From the material below, list every line containing "that".

[Supplied entries start]

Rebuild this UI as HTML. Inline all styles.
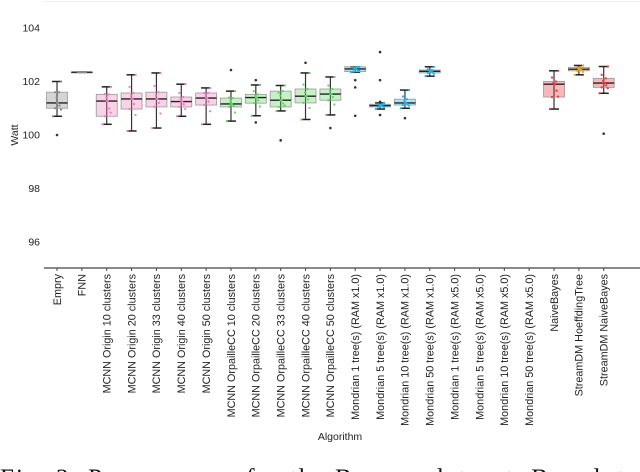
<!DOCTYPE html>
<html><head><meta charset="utf-8"><style>
html,body{margin:0;padding:0;background:#fff;width:640px;height:472px;overflow:hidden}
svg{display:block}
</style></head><body>
<svg id="chart" width="640" height="472" xmlns="http://www.w3.org/2000/svg" font-family="Liberation Sans, sans-serif">
<line x1="44" y1="1.5" x2="640" y2="1.5" stroke="#eee" stroke-width="1"/>
<line x1="44" y1="268" x2="640" y2="268" stroke="#444" stroke-width="1.2"/>
<text transform="translate(18,135) rotate(-90)" text-anchor="middle" font-size="10.5" fill="#222">Watt</text>
<text x="340" y="440" text-anchor="middle" font-size="10.5" fill="#222">Algorithm</text>
<text x="0" y="486" font-family="Liberation Serif, serif" font-size="25" fill="#111" textLength="636">Fig. 2: Power usage for the Banana dataset. Boxplots</text>
<g id="plot"></g>
</svg>
<script>
const categories=["Empry","FNN","MCNN Origin 10 clusters","MCNN Origin 20 clusters","MCNN Origin 33 clusters","MCNN Origin 40 clusters","MCNN Origin 50 clusters","MCNN OrpailleCC 10 clusters","MCNN OrpailleCC 20 clusters","MCNN OrpailleCC 33 clusters","MCNN OrpailleCC 40 clusters","MCNN OrpailleCC 50 clusters","Mondrian 1 tree(s) (RAM x1.0)","Mondrian 5 tree(s) (RAM x1.0)","Mondrian 10 tree(s) (RAM x1.0)","Mondrian 50 tree(s) (RAM x1.0)","Mondrian 1 tree(s) (RAM x5.0)","Mondrian 5 tree(s) (RAM x5.0)","Mondrian 10 tree(s) (RAM x5.0)","Mondrian 50 tree(s) (RAM x5.0)","NaiveBayes","StreamDM HoeffdingTree","StreamDM NaiveBayes"];
const whiskLow=[100.7,102.35,100.4,100.15,100.26,100.7,100.4,100.52,100.72,100.9,100.58,100.75,102.35,100.97,101.0,102.2,null,null,null,null,100.97,102.25,101.56];
const q1=[101.0,102.35,100.7,100.97,101.05,101.05,101.12,101.05,101.19,101.05,101.2,101.3,102.37,101.05,101.12,102.32,null,null,null,null,101.42,102.4,101.78];
const med=[101.2,102.35,101.27,101.35,101.35,101.25,101.38,101.16,101.4,101.3,101.45,101.53,102.47,101.1,101.2,102.38,null,null,null,null,101.9,102.46,101.94];
const q3=[101.6,102.35,101.52,101.57,101.6,101.42,101.57,101.38,101.52,101.64,101.72,101.72,102.55,101.15,101.34,102.43,null,null,null,null,102.0,102.53,102.12];
const whiskHigh=[102.0,102.35,101.8,102.25,102.32,101.9,101.76,101.64,101.87,101.85,102.32,102.17,102.55,101.2,101.68,102.55,null,null,null,null,102.4,102.6,102.56];
const outliers=[[100.0],[],[],[],[],[],[],[102.43],[100.47,102.05],[99.8],[102.7],[100.26],[102.05,101.78,100.72],[103.1,102.05,100.75,101.24],[100.63],[],[],[],[],[],[],[],[100.05]];
const colors=["#888888","#888888","#f07ab8","#f07ab8","#f07ab8","#f07ab8","#f07ab8","#5cd65c","#5cd65c","#5cd65c","#5cd65c","#5cd65c","#1ab2e8","#1ab2e8","#1ab2e8","#1ab2e8","#1ab2e8","#1ab2e8","#1ab2e8","#1ab2e8","#e8323c","#f5a01a","#e8323c"];
const yTicks=[96,98,100,102,104];
const NS="http://www.w3.org/2000/svg";
const g=document.getElementById('plot');
const x0=44.6, bw=24.85;
function xPos(i){return x0+bw*(i+0.5);}
function yPos(v){return 135-(v-100)*26.75;}
function mk(tag,attrs,parent){const e=document.createElementNS(NS,tag);for(const k in attrs)e.setAttribute(k,attrs[k]);(parent||g).appendChild(e);return e;}
yTicks.forEach(t=>{
  const tx=mk('text',{x:40,y:yPos(t)+3.5,'text-anchor':'end','font-size':'10.5',fill:'#222'});
  tx.textContent=t;
  
  
});
categories.forEach((c,i)=>{
  const x=xPos(i);
  const tk=mk('line',{x1:x,y1:268,x2:x,y2:271,stroke:'#444','stroke-width':1});
  
  
  const lb=mk('text',{transform:`translate(${x+3.8},274) rotate(-90)`,'text-anchor':'end','font-size':'10.8',fill:'#222'});
  lb.textContent=c;
  
  
  const grp=mk('g',{});
  
  
  const col=colors[i];
  if(q1[i]!==null){
    mk('line',{x1:x,y1:yPos(whiskLow[i]),x2:x,y2:yPos(whiskHigh[i]),stroke:'#333','stroke-width':1.2},grp);
    [whiskLow[i],whiskHigh[i]].forEach(v=>mk('line',{x1:x-5,y1:yPos(v),x2:x+5,y2:yPos(v),stroke:'#222','stroke-width':1.5},grp));
    const h=Math.max(0.8,yPos(q1[i])-yPos(q3[i]));
    mk('rect',{x:x-10.5,y:yPos(q3[i]),width:21,height:h,fill:col,'fill-opacity':0.35,stroke:'#999','stroke-width':0.8},grp);
    mk('line',{x1:x-10.5,y1:yPos(med[i]),x2:x+10.5,y2:yPos(med[i]),stroke:'#222','stroke-width':1.4},grp);
    const span=[whiskLow[i],q1[i],med[i],q3[i],whiskHigh[i]];
    span.forEach((v,k)=>{
      mk('circle',{cx:x+(k-2)*2,cy:yPos(v),r:1.1,fill:col},grp);
      mk('circle',{cx:x-(k-2)*1.5+1,cy:yPos((v+med[i])/2),r:1.1,fill:col},grp);
    });
  }
  outliers[i].forEach(v=>{
    const o=mk('circle',{cx:x,cy:yPos(v),r:1.3,fill:'#333'},grp);
    
    
  });
});
</script>
</body></html>
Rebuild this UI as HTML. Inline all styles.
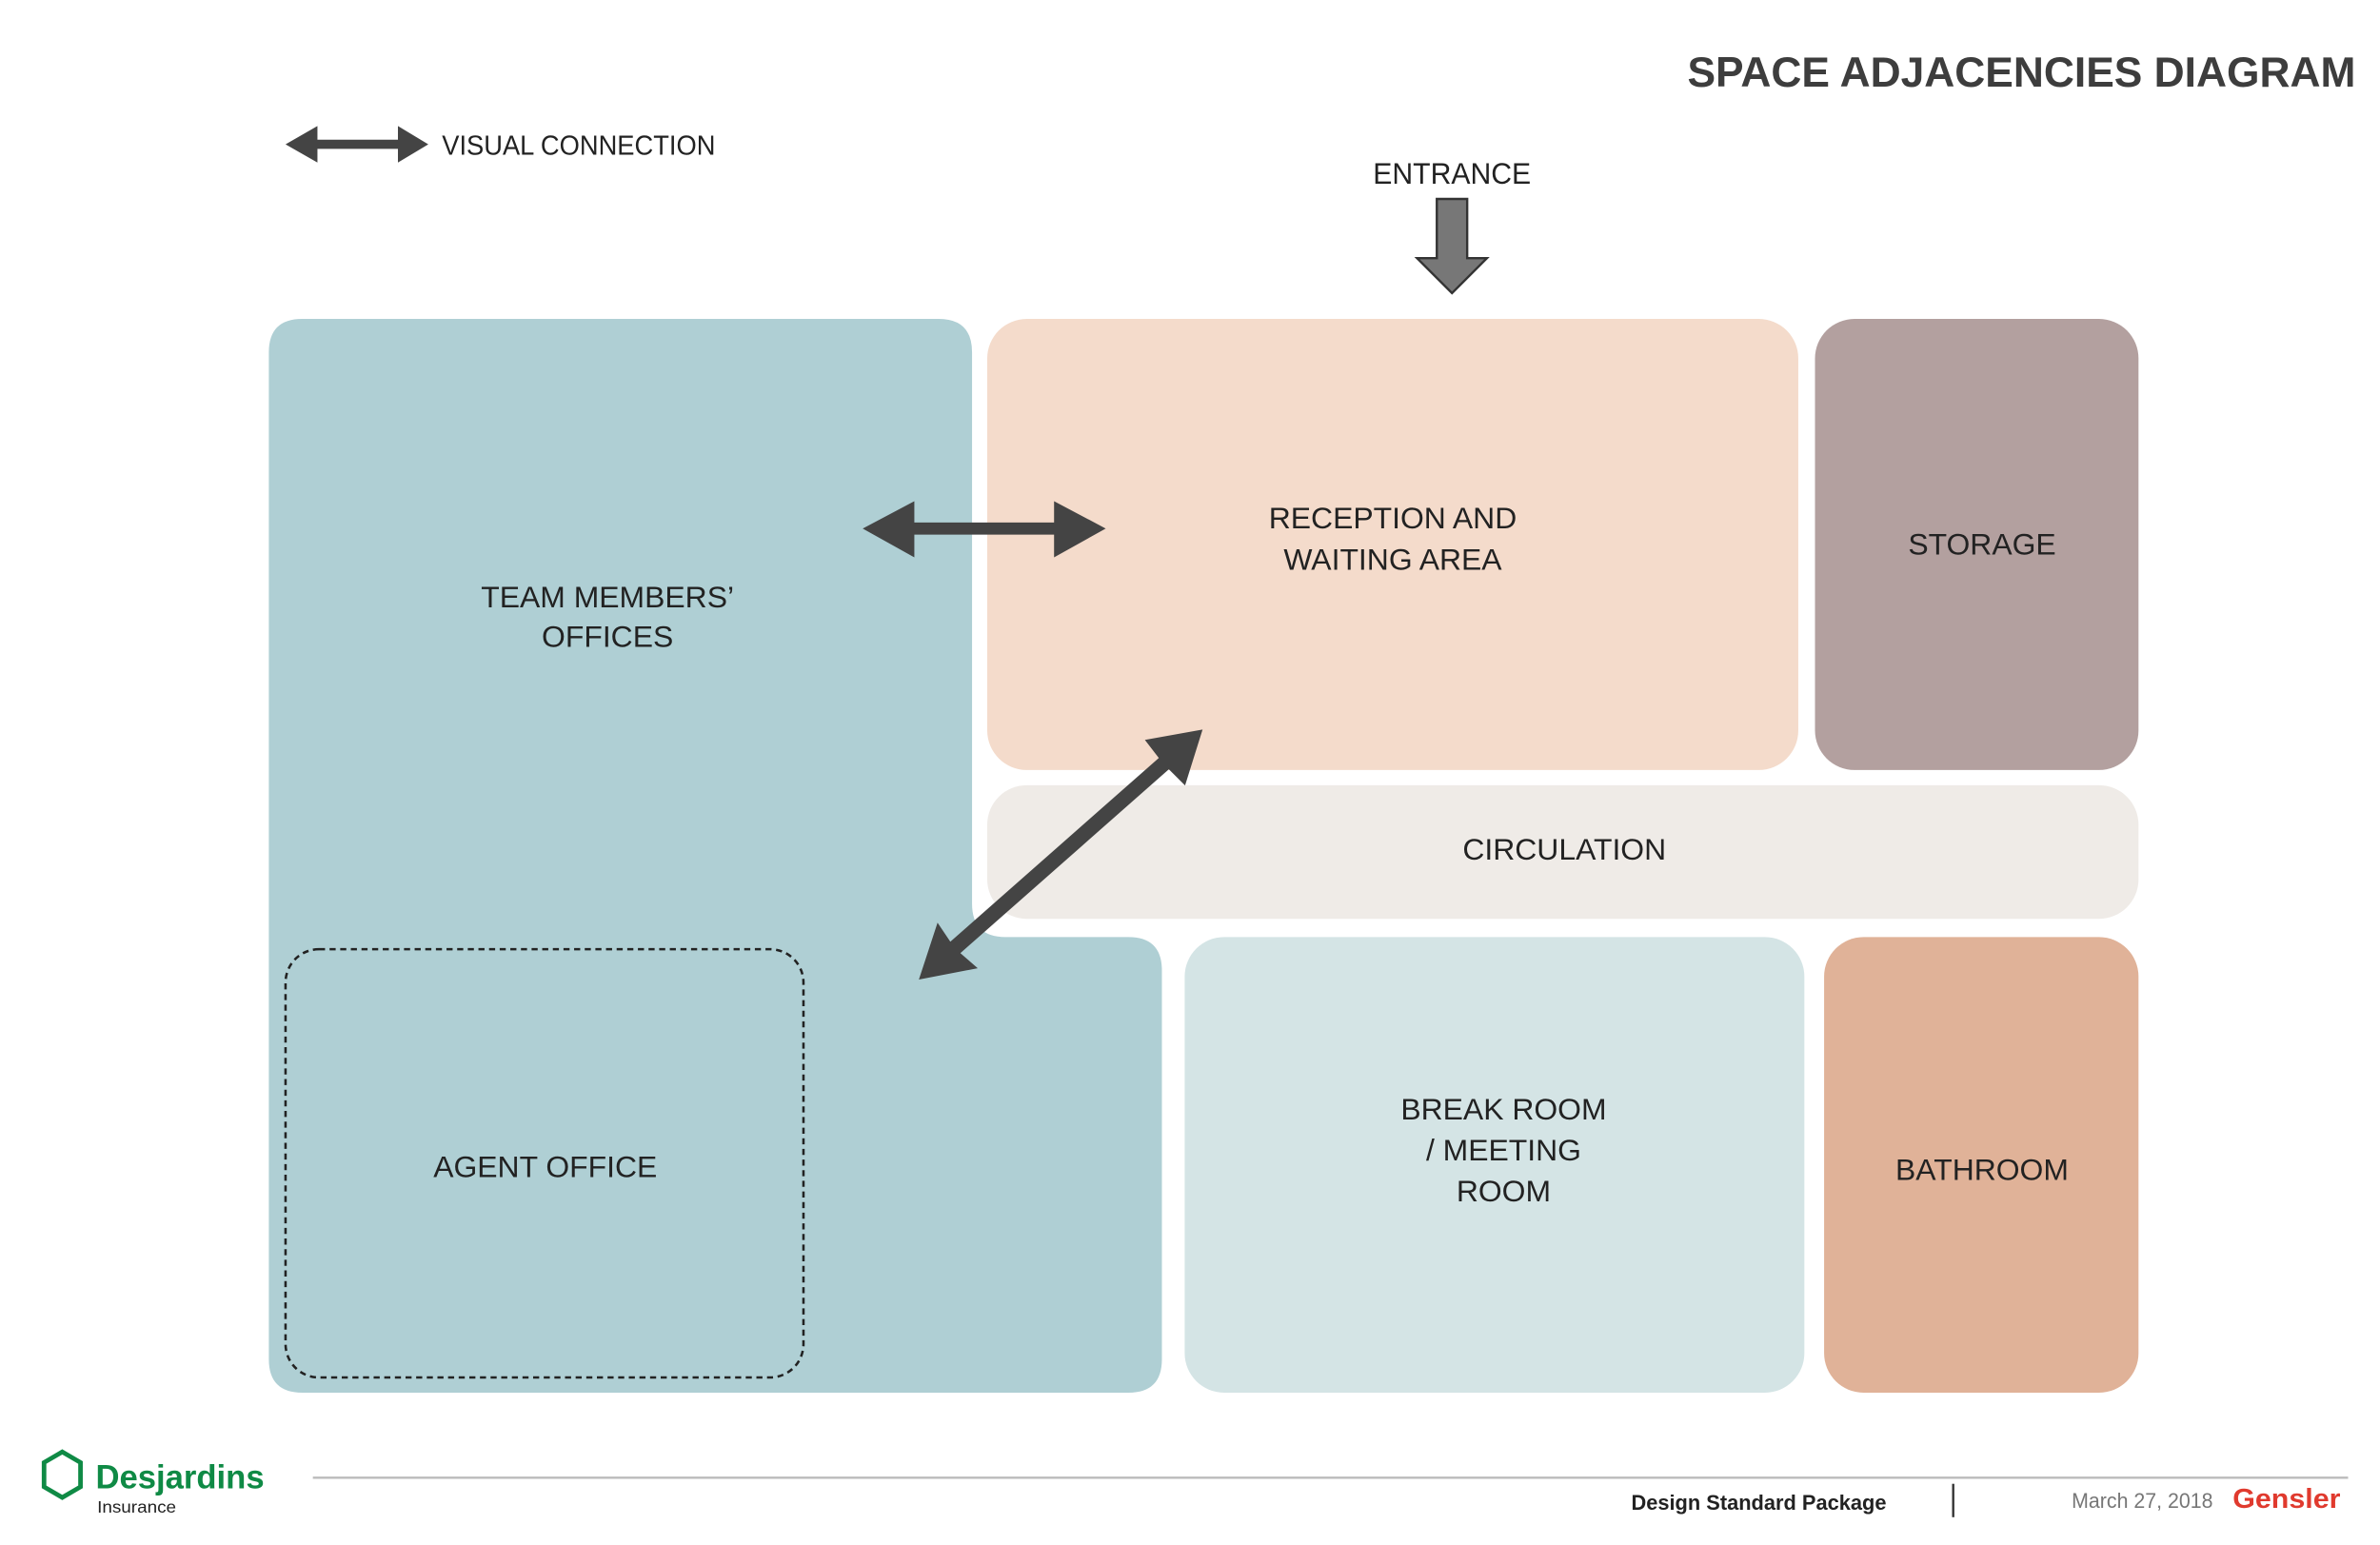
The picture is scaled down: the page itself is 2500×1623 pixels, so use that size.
<!DOCTYPE html>
<html><head><meta charset="utf-8"><style>
html,body{margin:0;padding:0;background:#fff;width:2500px;height:1623px;overflow:hidden}
svg{display:block}
text{font-family:"Liberation Sans",sans-serif;fill:#222}
</style></head><body>
<svg width="2500" height="1623" viewBox="0 0 1567 1017.3" xmlns="http://www.w3.org/2000/svg">
<text x="1551" y="57" text-anchor="end" font-size="28" font-weight="bold" textLength="440" lengthAdjust="spacingAndGlyphs" style="fill:#3d3d3d">SPACE ADJACENCIES DIAGRAM</text>
<polygon points="188,95 209,83 209,92 262,92 262,83 282,95 262,107 262,98 209,98 209,107" fill="#444"/>
<text x="291" y="102" font-size="18" textLength="180" lengthAdjust="spacingAndGlyphs">VISUAL CONNECTION</text>
<text x="956" y="121" text-anchor="middle" font-size="20" textLength="104" lengthAdjust="spacingAndGlyphs">ENTRANCE</text>
<polygon points="946,131 966,131 966,170 979,170 956,193 933,170 946,170" fill="#777" stroke="#333" stroke-width="1.5"/>
<path d="M199,210 H618 Q640,210 640,232 V595 Q640,617 662,617 H743 Q765,617 765,639 V895 Q765,917 743,917 H199 Q177,917 177,895 V232 Q177,210 199,210 Z" fill="#afcfd4"/>
<rect x="650" y="210" width="534" height="297" rx="26" fill="#f4dbcb"/>
<rect x="1195" y="210" width="213" height="297" rx="26" fill="#b3a09f"/>
<rect x="650" y="517" width="758" height="88" rx="26" fill="#efebe7"/>
<rect x="780" y="617" width="408" height="300" rx="26" fill="#d4e4e5"/>
<rect x="1201" y="617" width="207" height="300" rx="26" fill="#e0b298"/>
<rect x="188" y="625" width="341" height="282" rx="22" fill="none" stroke="#222" stroke-width="1.6" stroke-dasharray="4,3"/>
<g font-size="20" text-anchor="middle">
<text x="400" y="400">TEAM MEMBERS’</text><text x="400" y="426">OFFICES</text>
<text x="917" y="348">RECEPTION AND</text><text x="917" y="375">WAITING AREA</text>
<text x="1305" y="365">STORAGE</text>
<text x="1030" y="566">CIRCULATION</text>
<text x="359" y="775">AGENT OFFICE</text>
<text x="990" y="737">BREAK ROOM</text><text x="990" y="764">/ MEETING</text><text x="990" y="791">ROOM</text>
<text x="1305" y="777">BATHROOM</text>
</g>
<polygon points="568,348 602,330 602,344 694,344 694,330 728,348 694,367 694,352 602,352 602,367" fill="#444"/>
<g transform="translate(605,645) rotate(-41.4)">
<polygon points="0,0 34,-20 32,-5 215,-5 216,-20 249,0 216,20 215,5 32,5 34,20" fill="#444"/>
</g>
<line x1="206" y1="973" x2="1546" y2="973" stroke="#bbb" stroke-width="1.5"/>
<polygon points="41,956 53,963 53,979 41,986 29,979 29,963" fill="none" stroke="#0f8a45" stroke-width="3"/>
<text x="63" y="980" font-size="22" font-weight="bold" style="fill:#0f8a45" textLength="111" lengthAdjust="spacingAndGlyphs">Desjardins</text>
<text x="64" y="996" font-size="11" textLength="52" lengthAdjust="spacingAndGlyphs">Insurance</text>
<text x="1074" y="994" font-size="14" font-weight="bold" textLength="168" lengthAdjust="spacingAndGlyphs">Design Standard Package</text>
<line x1="1286" y1="977" x2="1286" y2="999" stroke="#333" stroke-width="1.5"/>
<text x="1364" y="993" font-size="14" style="fill:#777" textLength="93" lengthAdjust="spacingAndGlyphs">March 27, 2018</text>
<text x="1470" y="993" font-size="18" font-weight="bold" style="fill:#e03a2e" textLength="71" lengthAdjust="spacingAndGlyphs">Gensler</text>
</svg>
</body></html>
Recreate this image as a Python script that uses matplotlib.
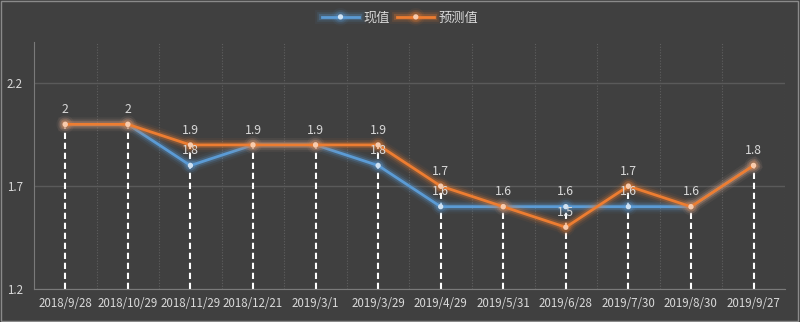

[Supplied entries end]

- [Written reply]:
The picture is scaled down: the page itself is 2500×1623 pixels, so use that size.
Recreate this image as a Python script that uses matplotlib.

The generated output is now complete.